In Durham, there’s a lot of municipal crossover, but this week my life covering the city and county collided once again as the Board of County Commissioners held a special meeting to discuss the new Durham Police Department headquarters on East Main Street.

Why? Because the county’s emergency communication office will be housed in the complex, much like it currently is in DPD’s West Chapel Hill Street HQ. Because the city and county share some services, they have an inter-local agreement to help determine who pays what. This isn’t new. The county commissioners have a memorandum of understanding with the school board, too. But part of the problem that is now arising is that maybe the inter-local agreement should have been renegotiated a while ago.

But here’s the deal: the city of Durham has been hard at work convincing residents that the Durham Police Department needs a new headquarters. If you’ve been in the 505 West Chapel Hill Street HQ, you’d know that the space is less than impressive and is in dire need of at least a new elevator. But the new HQ, slated for East Main and Elizabeth streets, would offer the department space for almost everything. However, the price tag is lofty—$71.3 million.

East Main Street has already become a focal point for government buildings—the county administration building is on the 200 block and other county-related buildings are on the 300 block. The Health and Human Services Building is on the 400 block, and that big surface parking lot on the 500 block is county-owned.

The 911 call center will be located on the fourth floor of the building (this is where the county comes in). There will also be eighty parking spaces dedicated to those who work in the call center in the parking deck associated with this building. The price tag for the 911 portion of the building is $13.9 million. The county is being asked to kick in about $2.9 million (roughly 21 percent of that total).

That cost allocation piqued Durham County commissioner Ellen Reckhow’s interest.

“I know we have a longstanding agreement of twenty-one percent,” she said during a commission meeting on Monday. “I actually had suggested several budgets ago that we revisit that, because the current proportion of people within the county that live outside the city limits is just under fifteen percent. The twenty-one percent is a figure that was applicable a dozen or so years ago.”

Based on Census data, the estimated population of Durham County in July 2015 was 300,952. For the city, that estimate was 257,636—meaning city residents make up 85.6 percent of the county population.
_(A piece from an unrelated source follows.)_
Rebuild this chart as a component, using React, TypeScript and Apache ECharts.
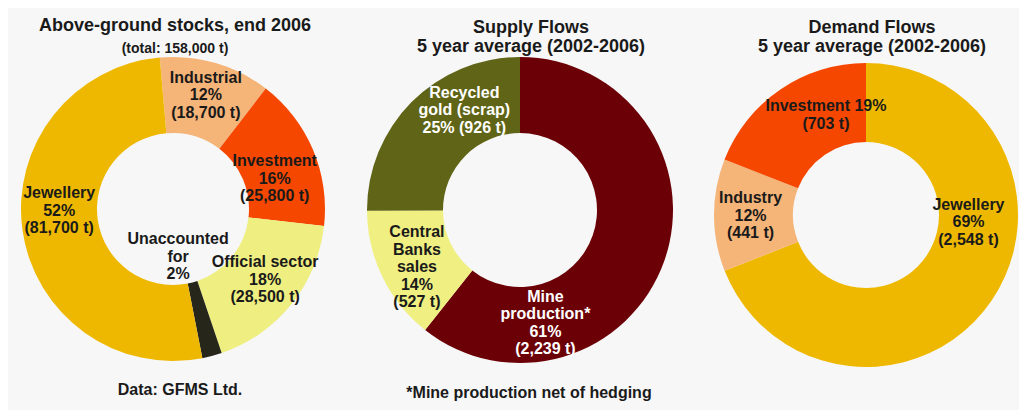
import React, { useEffect, useRef } from 'react';
import * as echarts from 'echarts';

// ---------- DATA ----------
const stocksCategories = ['Industrial', 'Investment', 'Official sector', 'Unaccounted\nfor', 'Jewellery'];
const stocksTonnes = [18700, 25800, 28500, 3300, 81700];
const stocksPercent = [12, 16, 18, 2, 52];
const stocksShowTonnes = [true, true, true, false, true];

const supplyCategories = ['Mine\nproduction*', 'Central\nBanks\nsales', 'Recycled\ngold (scrap)'];
const supplyTonnes = [2239, 527, 926];
const supplyPercent = [61, 14, 25];
const supplyShowTonnes = [true, true, true];

const demandCategories = ['Jewellery', 'Industry', 'Investment'];
const demandTonnes = [2548, 441, 703];
const demandPercent = [69, 12, 19];
const demandShowTonnes = [true, true, true];

const titles = {
  stocks: 'Above-ground stocks, end 2006',
  stocksSub: '(total: 158,000 t)',
  supply: 'Supply Flows\n5 year average (2002-2006)',
  demand: 'Demand Flows\n5 year average (2002-2006)',
  source: 'Data: GFMS Ltd.',
  note: '*Mine production net of hedging',
};

// ---------- STYLE ----------
const FONT = "'Liberation Sans', Arial, Helvetica, sans-serif";
const TEXT = '#1a1a1a';

const stocksColors = ['#f5b478', '#f54700', '#efee80', '#26261a', '#efb800'];
const stocksLabelColors = [TEXT, TEXT, TEXT, TEXT, TEXT];
const stocksPctSep = ['\n', '\n', '\n', '\n', '\n'];
const stocksTonSep = ['\n', '\n', '\n', '\n', '\n'];
const stocksNudge = [[0, -2], [-6, 15], [1, -3], [-25, -66], [2, -15]];

const supplyColors = ['#6b0006', '#efef82', '#5f6416'];
const supplyLabelColors = ['#ffffff', TEXT, '#ffffff'];
const supplyPctSep = ['\n', '\n', '\n'];
const supplyTonSep = ['\n', '\n', ' '];
const supplyNudge = [[-86, 74], [3, 5], [28, -17]];

const demandColors = ['#efb800', '#f5b478', '#f54700'];
const demandLabelColors = [TEXT, TEXT, TEXT];
const demandPctSep = ['\n', '\n', ' '];
const demandTonSep = ['\n', '\n', '\n'];
const demandNudge = [[7, -58], [0, 0], [25, -5]];

const fmt = (v: number) => v.toLocaleString('en-US');

function makePie(
  cats: string[], tonnes: number[], pct: number[], showT: boolean[],
  colors: string[], labelColors: string[], pctSep: string[], tonSep: string[],
  nudge: number[][], center: number[], radius: number[], startAngle: number,
) {
  return {
    type: 'pie',
    center,
    radius,
    startAngle,
    clockwise: true,
    silent: true,
    avoidLabelOverlap: false,
    emphasis: { disabled: true },
    itemStyle: { borderWidth: 0 },
    labelLine: { show: false },
    label: {
      show: true,
      position: 'inside',
      fontFamily: FONT,
      fontSize: 16,
      fontWeight: 'bold',
      lineHeight: 17.5,
      formatter: (p: any) => {
        const i = p.dataIndex;
        let s = cats[i] + pctSep[i] + pct[i] + '%';
        if (showT[i]) s += tonSep[i] + '(' + fmt(tonnes[i]) + ' t)';
        return s;
      },
    },
    labelLayout: (p: any) => ({
      x: p.labelRect.x + p.labelRect.width / 2 + nudge[p.dataIndex][0],
      y: p.labelRect.y + p.labelRect.height / 2 + nudge[p.dataIndex][1],
    }),
    data: cats.map((c, i) => ({
      name: c,
      value: tonnes[i],
      itemStyle: { color: colors[i] },
      label: { color: labelColors[i] },
    })),
  };
}

export default function App() {
  const ref = useRef<HTMLDivElement>(null);
  useEffect(() => {
    if (!ref.current) return;
    const chart = echarts.init(ref.current, undefined, { renderer: 'svg' });
    const titleStyle = { fontFamily: FONT, fontWeight: 'bold', color: TEXT };
    chart.setOption({
      animation: false,
      backgroundColor: '#f7f7f7',
      title: [
        {
          text: titles.stocks, subtext: titles.stocksSub,
          left: 167, top: 7, textAlign: 'center', padding: 0, itemGap: 5,
          textStyle: { ...titleStyle, fontSize: 18, lineHeight: 20 },
          subtextStyle: { ...titleStyle, fontSize: 14, lineHeight: 16 },
        },
        {
          text: titles.supply, left: 523, top: 9, textAlign: 'center', padding: 0,
          textStyle: { ...titleStyle, fontSize: 18, lineHeight: 19 },
        },
        {
          text: titles.demand, left: 864, top: 9, textAlign: 'center', padding: 0,
          textStyle: { ...titleStyle, fontSize: 18, lineHeight: 19 },
        },
        {
          text: titles.source, left: 172, top: 372, textAlign: 'center', padding: 0,
          textStyle: { ...titleStyle, fontSize: 16, lineHeight: 18 },
        },
        {
          text: titles.note, left: 521, top: 375, textAlign: 'center', padding: 0,
          textStyle: { ...titleStyle, fontSize: 16, lineHeight: 18 },
        },
      ],
      series: [
        makePie(stocksCategories, stocksTonnes, stocksPercent, stocksShowTonnes,
          stocksColors, stocksLabelColors, stocksPctSep, stocksTonSep, stocksNudge,
          [165, 201], [76, 152], 95),
        makePie(supplyCategories, supplyTonnes, supplyPercent, supplyShowTonnes,
          supplyColors, supplyLabelColors, supplyPctSep, supplyTonSep, supplyNudge,
          [512, 202], [77, 153], 90),
        makePie(demandCategories, demandTonnes, demandPercent, demandShowTonnes,
          demandColors, demandLabelColors, demandPctSep, demandTonSep, demandNudge,
          [858, 207], [73, 152], 90),
      ],
    });
    return () => chart.dispose();
  }, []);
  return (
    <div style={{ position: 'fixed', left: 0, top: 0, width: 1019, height: 410, background: '#ffffff', overflow: 'hidden' }}>
      <div ref={ref} style={{ position: 'absolute', left: 8, top: 8, width: 1011, height: 402 }} />
    </div>
  );
}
Reckhow says the biggest issue for her is the allocation formula, because a few years ago the county was “substantially under that formula. We were under the twenty-one [percent] substantially … and now we’re under fifteen. So to take a capital project of this size and assign us based on a formula that has been operative for the last decade, I don’t know if that’s being fair.”

Jim Soukup, director of the Emergency Communications Department, says that, including the radio maintenance staff, there are eighty-eight people in his department. He says the parking space allocation was based on a couple of scenarios, including a worst-case in which everybody is working twelve-hour days.

“You have to have employees coming in and out, and there’s also planning for growth and expanding our employee bases as the population of Durham continues [to grow],” Soukup said.

In non-emergency situations, the staff will have staggered schedules—meaning that traditional peak call times have more people on, Soukup explained. If there was a city- or countywide emergency, everyone would be called in, and shifts would change at 6 a.m. and 6 p.m.—meaning twelve-hour days.

The presentation to the county commissioners on September 12 came just a few days after the city council received an update on the project. There’s work being done to include public art as well as including some history of the DPD in the lobby.